I can't shake the odd feeling that Japan was looking for a way to get back to the 19th century, and perhaps even deeper beyond that - to the dream-time before they made the fateful decision to industrialize. The earthquake-tsunami-reactor moment is their chance now to begin that journey. Frankly, I don't know what else they can do. Japan imports over 95 percent of the fossil fuels it uses (that would be oil, coal, and natural gas). Does anyone think they'll be able to continue that indefinitely? Sorry, I just don't see it under any circumstances. And, anyway, the geographic region where the bulk of the world's oil comes from is in the process of blowing up. The Middle East and North Africa (MENA) are like some kind of mansion where fire has broken out simultaneously in the kitchen, the conservatory, the media room, the master bathroom, the chauffeur's apartment over the garage, and the pool house, and whenever the flames are doused in one spot, they break out in another. Yesterday it was Syria and Yemen. Bahrain is under lockdown. The Egyptians are having second thoughts about the loss of a grinding stability, trouble is stirring up in Kuwait, Iraq is like a crazy person in the rubber room of history, and who knows what kind of spells the vizeer Mahmoud Ahmadinejad is laying out in his Kevlar sanctum. There is just too much tension in the world and it is demanding release in the most vexing ways.
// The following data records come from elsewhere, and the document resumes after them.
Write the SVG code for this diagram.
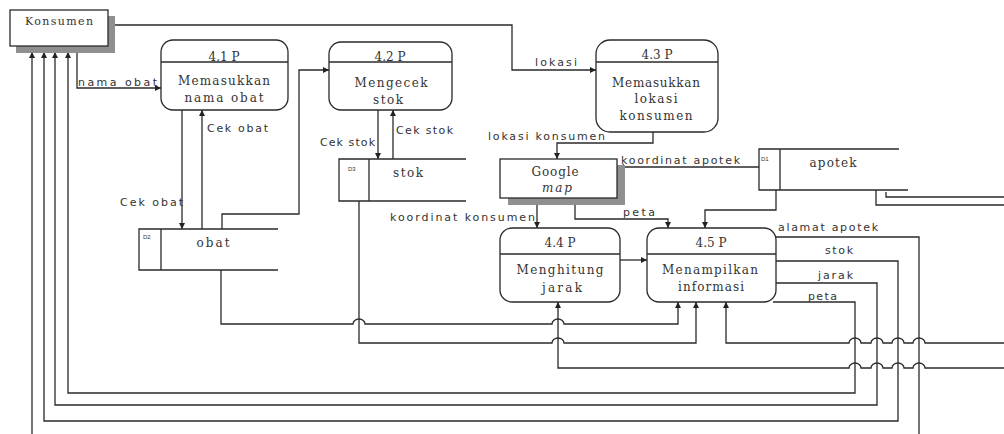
<svg xmlns="http://www.w3.org/2000/svg" width="1004" height="434" viewBox="0 0 1004 434">
<style>
.bx{fill:#fff;stroke:#2a2a2a;stroke-width:1.3}
.sh{fill:#8f8f8f}
.ln{fill:none;stroke:#2a2a2a;stroke-width:1.3}
.pt{font-family:"DejaVu Serif","Liberation Serif",serif;font-size:12px;fill:#333;text-anchor:middle}
.lb{font-family:"DejaVu Sans","Liberation Sans",sans-serif;font-size:11px;fill:#333}
.sm{font-family:"Liberation Sans",sans-serif;font-size:6px;fill:#333}
</style>
<defs>
<marker id="ar" markerUnits="userSpaceOnUse" markerWidth="7" markerHeight="6" refX="6" refY="3" orient="auto">
<path d="M0,0 L6,3 L0,6 Z" fill="#222"/>
</marker>
</defs>
<rect width="1004" height="434" fill="#fff"/>

<g id="connectors">
<path class="ln" d="M110 25 H512 V70 H596" marker-end="url(#ar)"/>
<path class="ln" d="M77 50 V88 H161" marker-end="url(#ar)"/>
<path class="ln" d="M182 110 V229" marker-end="url(#ar)"/>
<path class="ln" d="M202 229 V110" marker-end="url(#ar)"/>
<path class="ln" d="M222 229 V214 H299 V70 H329" marker-end="url(#ar)"/>
<path class="ln" d="M378 110 V159" marker-end="url(#ar)"/>
<path class="ln" d="M393 159 V110" marker-end="url(#ar)"/>
<path class="ln" d="M653 132 V143 H557 V159" marker-end="url(#ar)"/>
<path class="ln" d="M759 167 H618" marker-end="url(#ar)"/>
<path class="ln" d="M537 205 V228" marker-end="url(#ar)"/>
<path class="ln" d="M575 203 V219 H668 V228" marker-end="url(#ar)"/>
<path class="ln" d="M776 190 V210 H705 V228" marker-end="url(#ar)"/>
<path class="ln" d="M876 190 V205 H1004"/>
<path class="ln" d="M1004 197 H886 V192"/>
<path class="ln" d="M620 260 H647" marker-end="url(#ar)"/>
<path class="ln" d="M776 237 H919 V434"/>
<path class="ln" d="M32 434 V52" marker-end="url(#ar)"/>
<path class="ln" d="M776 261 H898 V421 H44 V52" marker-end="url(#ar)"/>
<path class="ln" d="M776 283 H877 V405 H55 V52" marker-end="url(#ar)"/>
<path class="ln" d="M773 302 H855 V393 H68 V52" marker-end="url(#ar)"/>
<path class="ln" d="M221 270 V324 H353 a6 5 0 0 1 12 0 H552 a6 5 0 0 1 12 0 H678 V302" marker-end="url(#ar)"/>
<path class="ln" d="M359 201 V343 H552 a6 5 0 0 1 12 0 H696 V302" marker-end="url(#ar)"/>
<path class="ln" d="M1004 343 H925 a6 5 0 0 0 -12 0 H904 a6 5 0 0 0 -12 0 H883 a6 5 0 0 0 -12 0 H861 a6 5 0 0 0 -12 0 H726 V302" marker-end="url(#ar)"/>
<path class="ln" d="M1004 368 H925 a6 5 0 0 0 -12 0 H904 a6 5 0 0 0 -12 0 H883 a6 5 0 0 0 -12 0 H861 a6 5 0 0 0 -12 0 H558 V302" marker-end="url(#ar)"/>
</g>

<g id="konsumen">
<rect class="sh" x="16" y="16" width="99" height="37"/>
<rect class="bx" x="10" y="10" width="98" height="36"/>
<text class="pt" x="25" y="25" style="text-anchor:start;font-size:11px" textLength="68">Konsumen</text>
</g>

<g id="p41">
<rect class="bx" x="161" y="40" width="127" height="70" rx="12"/>
<line class="ln" x1="161" y1="62" x2="288" y2="62"/>
<text class="pt" x="224" y="61">4.1 P</text>
<text class="pt" x="224" y="85" textLength="92">Memasukkan</text>
<text class="pt" x="224" y="102" textLength="79">nama obat</text>
</g>

<g id="p42">
<rect class="bx" x="329" y="42" width="123" height="68" rx="12"/>
<line class="ln" x1="329" y1="62" x2="452" y2="62"/>
<text class="pt" x="390" y="61">4.2 P</text>
<text class="pt" x="391" y="87" textLength="73">Mengecek</text>
<text class="pt" x="388" y="104" textLength="30">stok</text>
</g>

<g id="p43">
<rect class="bx" x="596" y="40" width="122" height="92" rx="14"/>
<line class="ln" x1="596" y1="62" x2="718" y2="62"/>
<text class="pt" x="657" y="59">4.3 P</text>
<text class="pt" x="656" y="87" textLength="88">Memasukkan</text>
<text class="pt" x="656" y="103" textLength="43">lokasi</text>
<text class="pt" x="656" y="120" textLength="73">konsumen</text>
</g>

<g id="p44">
<rect class="bx" x="500" y="228" width="120" height="74" rx="12"/>
<line class="ln" x1="500" y1="254" x2="620" y2="254"/>
<text class="pt" x="560" y="247">4.4 P</text>
<text class="pt" x="560" y="274" textLength="87">Menghitung</text>
<text class="pt" x="562" y="292" textLength="40">jarak</text>
</g>

<g id="p45">
<rect class="bx" x="647" y="228" width="129" height="74" rx="12"/>
<line class="ln" x1="647" y1="254" x2="776" y2="254"/>
<text class="pt" x="711" y="247">4.5 P</text>
<text class="pt" x="710" y="274" textLength="96">Menampilkan</text>
<text class="pt" x="711" y="291" textLength="66">informasi</text>
</g>

<g id="google">
<rect class="sh" x="508" y="165" width="117" height="40"/>
<rect class="bx" x="500" y="159" width="117" height="39"/>
<text class="pt" x="555" y="176" textLength="47">Google</text>
<text class="pt" x="557" y="192" style="font-style:italic" textLength="30">map</text>
</g>

<g id="d2-obat">
<path class="ln" d="M278 229 H139 V270 H278 M161 229 V270"/>
<text class="sm" x="143" y="239">D2</text>
<text class="pt" x="213" y="247" textLength="33">obat</text>
</g>

<g id="d3-stok">
<path class="ln" d="M466 159 H339 V201 H466 M369 159 V201"/>
<text class="sm" x="348" y="171">D3</text>
<text class="pt" x="408" y="177" textLength="30">stok</text>
</g>

<g id="d1-apotek">
<path class="ln" d="M899 149 H759 V190 H908 M780 149 V190"/>
<text class="sm" x="761" y="161">D1</text>
<text class="pt" x="833" y="167" textLength="47">apotek</text>
</g>

<g id="labels">
<text class="lb" x="78" y="86" textLength="79">nama obat</text>
<text class="lb" x="207" y="132" textLength="61">Cek obat</text>
<text class="lb" x="120" y="206" textLength="63">Cek obat</text>
<text class="lb" x="320" y="146" textLength="55">Cek stok</text>
<text class="lb" x="396" y="134" textLength="57">Cek stok</text>
<text class="lb" x="535" y="66" textLength="42">lokasi</text>
<text class="lb" x="488" y="140" textLength="117">lokasi konsumen</text>
<text class="lb" x="621" y="164" textLength="119">koordinat apotek</text>
<text class="lb" x="390" y="221" textLength="145">koordinat konsumen</text>
<text class="lb" x="623" y="216" textLength="32">peta</text>
<text class="lb" x="778" y="231" textLength="100">alamat apotek</text>
<text class="lb" x="825" y="254" textLength="28">stok</text>
<text class="lb" x="818" y="279" textLength="35">jarak</text>
<text class="lb" x="808" y="300" textLength="29">peta</text>
</g>
</svg>
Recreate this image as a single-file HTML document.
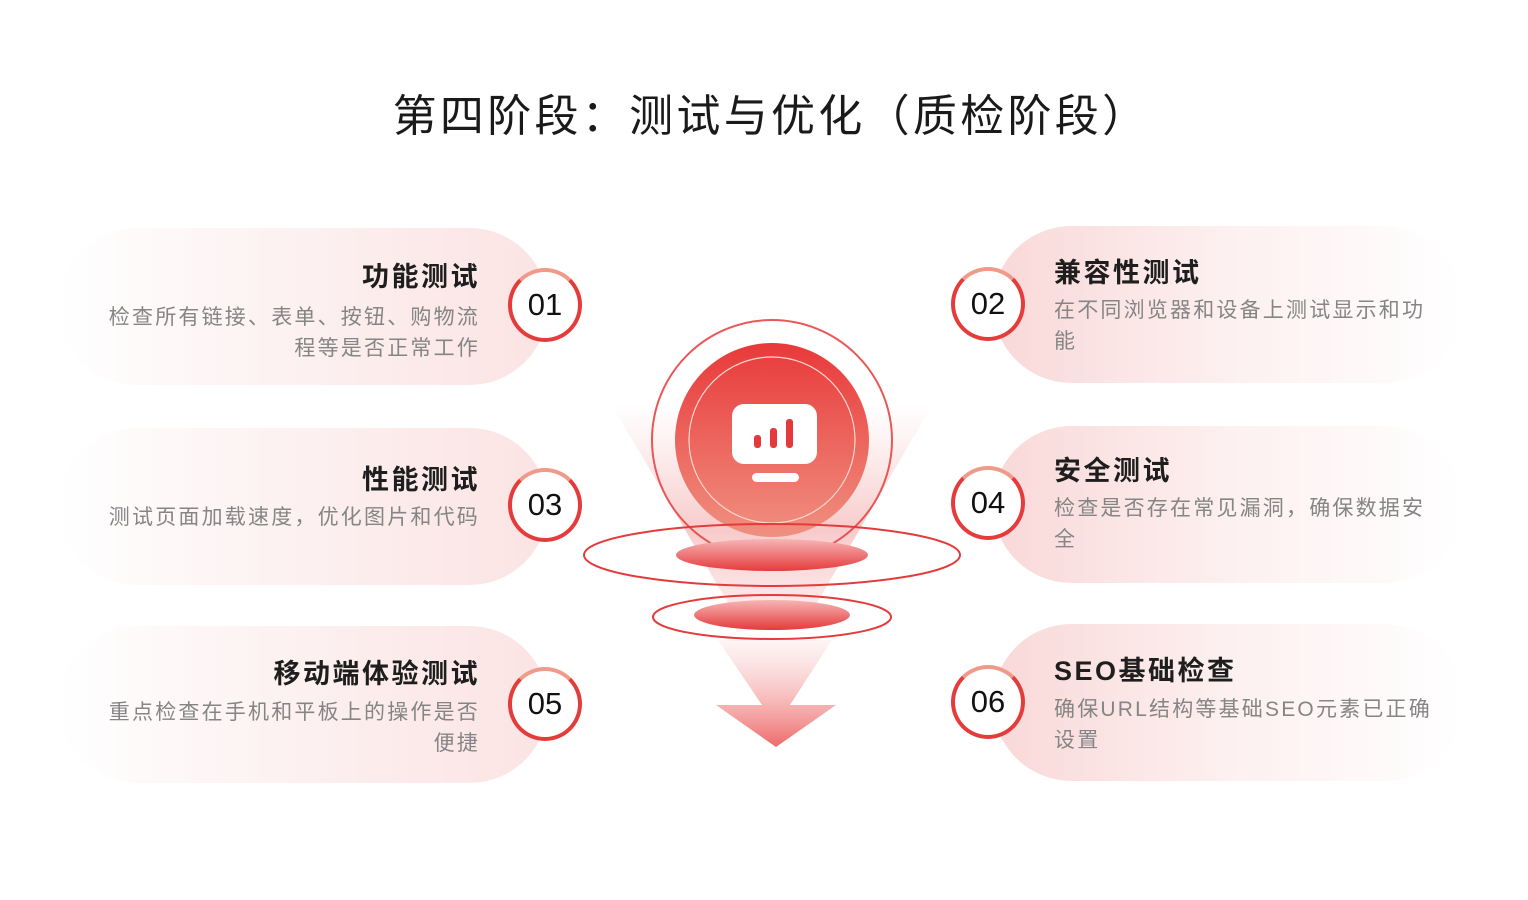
<!DOCTYPE html>
<html><head><meta charset="utf-8"><style>
*{margin:0;padding:0;box-sizing:border-box}
body{width:1528px;height:900px;background:#fff;position:relative;overflow:hidden;font-family:"Liberation Sans","Noto Sans CJK SC",sans-serif}
.t{position:absolute;white-space:nowrap}
.title{left:14px;width:1514px;top:80px;text-align:center;font-size:44px;color:#1a1a1a;letter-spacing:3.3px}
.pl{position:absolute;height:157px;border-radius:80px}
.L{left:58px;width:490px;background:linear-gradient(90deg,rgba(255,255,255,0) 0%,#fdf3f3 40%,#fbe3e3 100%)}
.R{left:993px;width:470px;background:linear-gradient(90deg,#f9d8d8 0%,#fdf0f0 50%,rgba(255,255,255,0) 100%)}
.h{font-size:27px;font-weight:bold;color:#1e1e1e;letter-spacing:2.5px}
.d{font-size:21px;color:#858585;line-height:31px;letter-spacing:2.2px}
.lt{right:1048px;text-align:right}
.rt{left:1054px}
.c{position:absolute;width:74px;height:74px;border-radius:50%;background:#fff;border:4px solid #e53b3b;border-top-color:#f09a8a;font-size:31px;color:#111;text-align:center;line-height:66px}
</style></head><body>
<div class="t title">第四阶段：测试与优化（质检阶段）</div>

<div class="pl L" style="top:228px"></div>
<div class="pl L" style="top:428px"></div>
<div class="pl L" style="top:626px"></div>
<div class="pl R" style="top:226px"></div>
<div class="pl R" style="top:426px"></div>
<div class="pl R" style="top:624px"></div>

<div class="t h lt" style="top:255px">功能测试</div>
<div class="t d lt" style="top:302px">检查所有链接、表单、按钮、购物流<br>程等是否正常工作</div>
<div class="t h lt" style="top:458px">性能测试</div>
<div class="t d lt" style="top:502px">测试页面加载速度，优化图片和代码</div>
<div class="t h lt" style="top:652px">移动端体验测试</div>
<div class="t d lt" style="top:697px">重点检查在手机和平板上的操作是否<br>便捷</div>

<div class="t h rt" style="top:251px">兼容性测试</div>
<div class="t d rt" style="top:295px">在不同浏览器和设备上测试显示和功<br>能</div>
<div class="t h rt" style="top:449px">安全测试</div>
<div class="t d rt" style="top:493px">检查是否存在常见漏洞，确保数据安<br>全</div>
<div class="t h rt" style="top:649px">SEO基础检查</div>
<div class="t d rt" style="top:694px">确保URL结构等基础SEO元素已正确<br>设置</div>

<div class="c" style="left:508px;top:268px">01</div>
<div class="c" style="left:508px;top:468px">03</div>
<div class="c" style="left:508px;top:667px">05</div>
<div class="c" style="left:951px;top:267px">02</div>
<div class="c" style="left:951px;top:466px">04</div>
<div class="c" style="left:951px;top:665px">06</div>

<svg width="1528" height="900" style="position:absolute;left:0;top:0">
<defs>
<linearGradient id="cone" x1="0" y1="0" x2="0" y2="1"><stop offset="0" stop-color="#f3b0b0" stop-opacity="0"/><stop offset="0.6" stop-color="#f2a0a0" stop-opacity="0.55"/><stop offset="1" stop-color="#f8d0d0" stop-opacity="0.4"/></linearGradient>
<linearGradient id="ball" x1="0" y1="0" x2="0" y2="1"><stop offset="0" stop-color="#e8393a"/><stop offset="1" stop-color="#f09080"/></linearGradient>
<linearGradient id="disc" x1="0" y1="0" x2="0" y2="1"><stop offset="0" stop-color="#f7b5b5"/><stop offset="1" stop-color="#e53a3c"/></linearGradient>
<linearGradient id="arr" x1="0" y1="0" x2="0" y2="1"><stop offset="0" stop-color="#fbdada" stop-opacity="0.3"/><stop offset="1" stop-color="#ee6a6a"/></linearGradient>
</defs>
<polygon points="612,405 932,405 810,615 735,615" fill="url(#cone)"/>
<circle cx="772" cy="440" r="120" fill="none" stroke="#e84545" stroke-width="2" opacity="0.9"/>
<circle cx="772" cy="440" r="97" fill="url(#ball)"/>
<circle cx="772" cy="440" r="83" fill="none" stroke="#ffd6cf" stroke-width="1.2"/>
<rect x="732" y="404" width="85" height="60" rx="12" fill="#fff"/>
<rect x="754" y="435" width="7" height="13" rx="3" fill="#e53a3c"/>
<rect x="770" y="428" width="7" height="20" rx="3" fill="#e53a3c"/>
<rect x="786" y="419" width="7" height="29" rx="3" fill="#e53a3c"/>
<rect x="752" y="473" width="47" height="9" rx="4.5" fill="#fff"/>
<ellipse cx="772" cy="555" rx="188" ry="31" fill="none" stroke="#e53a3c" stroke-width="2"/>
<ellipse cx="772" cy="555" rx="96" ry="16" fill="url(#disc)"/>
<ellipse cx="772" cy="617" rx="119" ry="22" fill="none" stroke="#e53a3c" stroke-width="2"/>
<ellipse cx="772" cy="615" rx="78" ry="15" fill="url(#disc)"/>
<polygon points="718,640 832,640 790,705 836,705 776,747 716,705 762,705" fill="url(#arr)"/>
</svg>
</body></html>
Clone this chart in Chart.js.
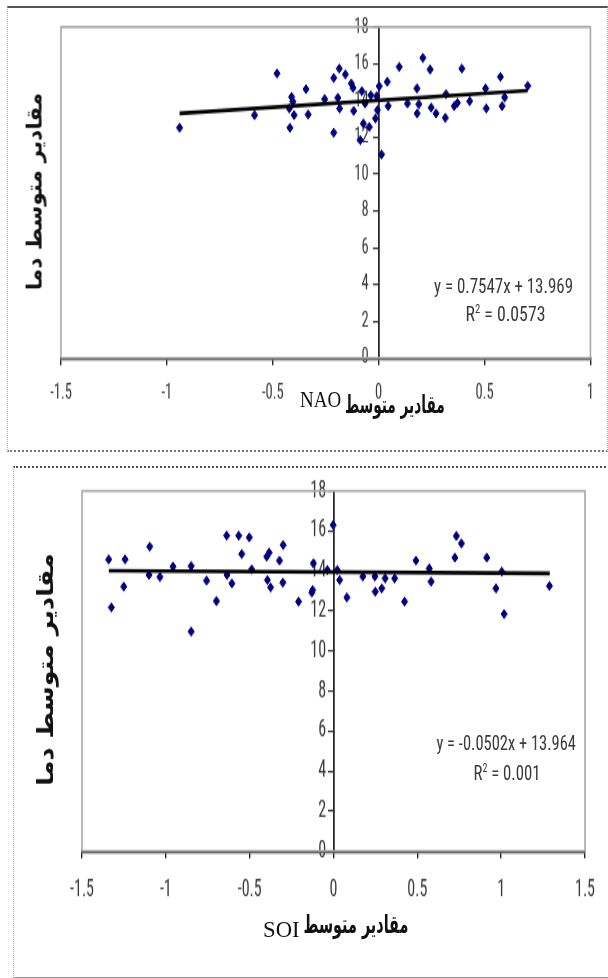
<!DOCTYPE html>
<html><head><meta charset="utf-8">
<script src="https://cdn.jsdelivr.net/npm/chart.js@4.4.1/dist/chart.umd.min.js"></script>
<style>
html,body{margin:0;padding:0;background:#fff;width:608px;height:978px;overflow:hidden;position:relative}
.frame{position:absolute;box-sizing:border-box}
.wrap{position:absolute;transform-origin:0 0}
.lbl{position:absolute;white-space:nowrap;transform-origin:50% 50%;display:inline-block;line-height:1}
.num{font-family:'Liberation Sans Narrow','Arial Narrow','Roboto Condensed','DejaVu Sans Condensed',sans-serif;color:#3a3a3a;font-size:14px}
.ar{font-family:'DejaVu Sans',sans-serif;font-weight:bold;color:#111;font-size:17px}
.lat{font-family:'Liberation Serif','Times New Roman',serif;color:#111;font-size:19px}
</style></head><body>
<div class="frame" style="left:7px;top:6px;width:601px;height:446px;border-top:2px solid #555;border-left:1px dotted #aaa;border-right:1px dotted #aaa;border-bottom:2px dotted #777"></div>
<div class="frame" style="left:13px;top:466px;width:600px;height:512px;border-top:2px dotted #555;border-left:1px dotted #aaa;border-bottom:1px solid #999"></div>
<div class="wrap" id="w1" style="left:8px;top:7px;width:597px;height:308px"><canvas id="c1"></canvas></div>
<div class="wrap" id="w2" style="left:14px;top:467px;width:594px;height:354px"><canvas id="c2"></canvas></div>

<div class="lbl num" id="eq1">y = 0.7547x + 13.969</div>
<div class="lbl num" id="r1">R<sup style="font-size:0.6em">2</sup> = 0.0573</div>
<div class="lbl num" id="eq2">y = -0.0502x + 13.964</div>
<div class="lbl num" id="r2">R<sup style="font-size:0.6em">2</sup> = 0.001</div>
<div class="lbl lat" id="xl1a">NAO</div>
<div class="lbl ar" id="xl1b">مقادیر متوسط</div>
<div class="lbl lat" id="xl2a">SOI</div>
<div class="lbl ar" id="xl2b">مقادیر متوسط</div>
<div class="lbl ar" id="yl1">مقادیر متوسط دما</div>
<div class="lbl ar" id="yl2">مقادیر متوسط دما</div>

<script>
// ---------- data ----------
const naoIndex = [-0.94,-0.586,-0.48,-0.419,-0.422,-0.411,-0.405,-0.399,-0.343,-0.333,-0.255,-0.212,-0.212,-0.186,-0.193,-0.184,-0.157,-0.129,-0.121,-0.118,-0.087,-0.079,-0.072,-0.064,-0.044,-0.037,-0.015,-0.009,-0.006,0.003,0.014,0.041,0.045,0.097,0.136,0.181,0.182,0.19,0.209,0.243,0.248,0.271,0.315,0.318,0.357,0.372,0.393,0.43,0.505,0.508,0.575,0.583,0.595,0.704];
const naoTemp  = [12.52,13.21,15.47,12.52,13.57,14.2,13.95,13.21,14.62,13.24,14.08,15.23,12.25,15.74,14.15,13.57,15.42,14.93,14.69,13.44,11.85,14.51,12.75,13.84,12.57,14.29,13.03,14.24,13.48,14.78,11.07,15.02,13.70,15.83,13.84,14.66,13.30,13.80,16.32,15.69,13.62,13.30,13.06,14.35,13.70,13.88,15.74,13.97,14.66,13.57,15.29,13.70,14.17,14.80];
const naoTrendX = [-0.94, 0.704];
const naoTrendY = [13.3, 14.55];

const soiIndex = [-1.341,-1.325,-1.243,-1.251,-1.096,-1.1,-1.035,-0.957,-0.849,-0.849,-0.757,-0.698,-0.637,-0.635,-0.606,-0.565,-0.547,-0.502,-0.488,-0.398,-0.384,-0.394,-0.375,-0.322,-0.3,-0.302,-0.208,-0.124,-0.12,-0.129,-0.037,-0.002,0.022,0.037,0.08,0.175,0.247,0.249,0.288,0.308,0.365,0.424,0.492,0.571,0.582,0.724,0.733,0.763,0.914,0.969,1.004,1.018,1.288];
const soiTemp  = [14.58,12.18,14.58,13.22,15.22,13.8,13.7,14.22,14.25,10.97,13.52,12.5,15.77,13.8,13.38,15.77,14.85,15.68,14.08,14.72,14.92,13.55,13.18,14.52,15.3,13.42,12.47,13.05,14.38,12.92,14.05,16.3,14.05,13.55,12.68,13.72,13.72,12.97,13.13,13.63,13.63,12.47,14.52,14.13,13.47,14.67,15.75,15.38,14.67,13.13,13.97,11.85,13.25];
const soiTrendX = [-1.34, 1.29];
const soiTrendY = [14.02, 13.88];

const naoXTicks = [-1.5,-1,-0.5,0,0.5,1];
const soiXTicks = [-1.5,-1,-0.5,0,0.5,1,1.5];
const tempTicks = [0,2,4,6,8,10,12,14,16,18];

// ---------- chart ----------
const S = 1.44; // vertical stretch of the reference picture
const TF = "'Liberation Sans Narrow','Arial Narrow','Roboto Condensed','DejaVu Sans Condensed',sans-serif";

const plotBorder = {
  id: 'plotBorder',
  beforeDatasetsDraw(chart) {
    const a = chart.chartArea, ctx = chart.ctx;
    ctx.save();
    ctx.strokeStyle = '#a8a8a8';
    ctx.lineWidth = 1.6;
    ctx.strokeRect(a.left, a.top, a.right - a.left, a.bottom - a.top);
    ctx.restore();
  }
};

function makeChart(id, xs, ys, tx, ty, xTicks, xMin, xMax, g) {
  const pts = xs.map((x, i) => ({x: x, y: ys[i]}));
  const trend = tx.map((x, i) => ({x: x, y: ty[i]}));
  return new Chart(document.getElementById(id), {
    type: 'scatter',
    data: { datasets: [
      { data: pts, pointStyle: 'rectRot', pointRadius: 3.1, backgroundColor: '#00007e', borderColor: '#00007e', borderWidth: 1, showLine: false, order: 1 },
      { data: trend, showLine: true, borderColor: '#000', borderWidth: 2.6, pointRadius: 0, order: 0 }
    ]},
    options: {
      responsive: true, maintainAspectRatio: false, animation: false,
      layout: { padding: { left: g.left, right: g.right, top: g.top, bottom: 0 } },
      plugins: { legend: { display: false }, tooltip: { enabled: false } },
      scales: {
        x: {
          type: 'linear', min: xMin, max: xMax, position: 'bottom',
          afterBuildTicks: s => { s.ticks = xTicks.map(v => ({value: v})); },
          afterFit: s => { s.height = g.xh; },
          grid: { display: true, drawOnChartArea: false, drawTicks: true, tickLength: 5, color: '#222', lineWidth: 1.4 },
          border: { display: true, color: '#1a1a1a', width: 2.2 },
          ticks: { font: { family: TF, size: g.fs }, color: '#3a3a3a', padding: g.pad, maxRotation: 0, autoSkip: false, callback: v => String(v) }
        },
        y: {
          type: 'linear', min: 0, max: 18, position: { x: 0 },
          afterBuildTicks: s => { s.ticks = tempTicks.map(v => ({value: v})); },
          grid: { display: true, drawOnChartArea: false, drawTicks: true, tickLength: 5, color: '#333', lineWidth: 1.2 },
          border: { display: true, color: '#2a2a2a', width: 1.8 },
          ticks: { font: { family: TF, size: g.fs }, color: '#3a3a3a', autoSkip: false, callback: v => String(v) + g.suf }
        }
      }
    },
    plugins: [plotBorder]
  });
}

makeChart('c1', naoIndex, naoTemp, naoTrendX, naoTrendY, naoXTicks, -1.5, 1,
  { left: 53, right: 9, top: 20 / S, xh: 308 - 351 / S, fs: 14.5, pad: 11, suf: '   ' });
makeChart('c2', soiIndex, soiTemp, soiTrendX, soiTrendY, soiXTicks, -1.5, 1.5,
  { left: 68, right: 16, top: 24 / S, xh: 354 - 384 / S, fs: 16, pad: 13, suf: '  ' });

document.getElementById('w1').style.transform = 'scaleY(' + S + ')';
document.getElementById('w2').style.transform = 'scaleY(' + S + ')';

// ---------- text placement ----------
function place(id, cx, cy, w, sy, rot) {
  const el = document.getElementById(id);
  const nw = el.offsetWidth, nh = el.offsetHeight;
  el.style.left = (cx - nw / 2) + 'px';
  el.style.top = (cy - nh / 2) + 'px';
  const sx = w / nw;
  el.style.transform = (rot ? 'rotate(' + rot + 'deg) ' : '') + 'scale(' + sx + ',' + sy + ')';
}
function layoutText() {
  place('eq1', 503.5, 285.5, 139, S);
  place('r1', 505, 313, 80, S);
  place('eq2', 505.5, 743, 139, S);
  place('r2', 506.5, 772, 67, S);
  place('xl1a', 320.5, 399, 41, 1.2);
  place('xl1b', 395, 405, 100, 1.45);
  place('xl2a', 281, 929, 37, 1.2);
  place('xl2b', 355.5, 924, 105, 1.5);
  place('yl1', 34, 191, 197, 1.25, -90);
  place('yl2', 45, 669, 232, 1.3, -90);
}
layoutText();
if (document.fonts && document.fonts.ready) document.fonts.ready.then(layoutText);
</script>
</body></html>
So, I can see the Japanese people - a deeply homogenous society - veering toward an as yet un-articulated consensus: let's just get out of the modern world. Let's go back home. Let's don the kimono and the hakama, get us some horses, sharpen the katana, and kick back in the chaniwa garden with a bowl of green tea - and forget about all that dirty, disgusting, dangerous, heavy manufacturing-for-export (to an insane world) nonsense. History may record their industrial adventure as a weird blip of activity in a much longer timeline. As it will for us and everybody else, I believe. In fact, this fantasy about the Japanese shrugging off the toils of modernity is exactly what all the other so-called advanced nations of the world will find themselves doing sooner rather than later as we all take the road back to a world made by hand. The Japanese may just be the pioneering exemplars of the universal process. Fist tap Dale.

13 comments:

nanakwame said...

LOL - the nostalgias boat LOL RYFKM – Do you guys read the essays and literature of the youth and the great generation difference happening in Japan? Did you read how a novel was once banned, written by a young girl, who put Japan elitist into a novel and showed their draws and passivity? This reminds me of the concept that one brings their mood and meme to reading or an event without cleaning the mirror first, attempting to be unbiased of the now and the future present, of how a societies customs moves into the present. Human nature doesn’t change, consciousness does, going back and forward in space and time.
Japan has robots teaching in their day care, they are going to move so fast to more of these bots; it is going to blow the timid humans across the globe. Now why would they this, only unity I have with this self-absorbed article of one of the oldest and beautiful culture in the world, is the citizens are getting tired of the BS of the government and corruption which has happen almost perennial in Japan, especially since the Samurai class and the transition to the so called modern world. Their move to technate alternative has always been a plus for them; look after WWII, with their great animations and anime and of course production. Now they got machines to wipe an ass. Watch, if you think the youth want to go back to where women were in a noble submissive role, put down the pipe. And for techics you sure lame, this fantasy about the Japanese shrugging off the toils of modernityis to mix correctly the technical world and the best of human customs. And they have taken the lead many times, many times
http://forum.prisonplanet.com/index.php?topic=109903.0

nanakwame said...

btw - I agree that Japan has a healthier take on sex than we in the west, so do not read in to that - that would be a great topic. I think we are overloaded with sexual BS

CNu said...

Nana, you need to put down the pipe and excessive uninformed science fiction consumption.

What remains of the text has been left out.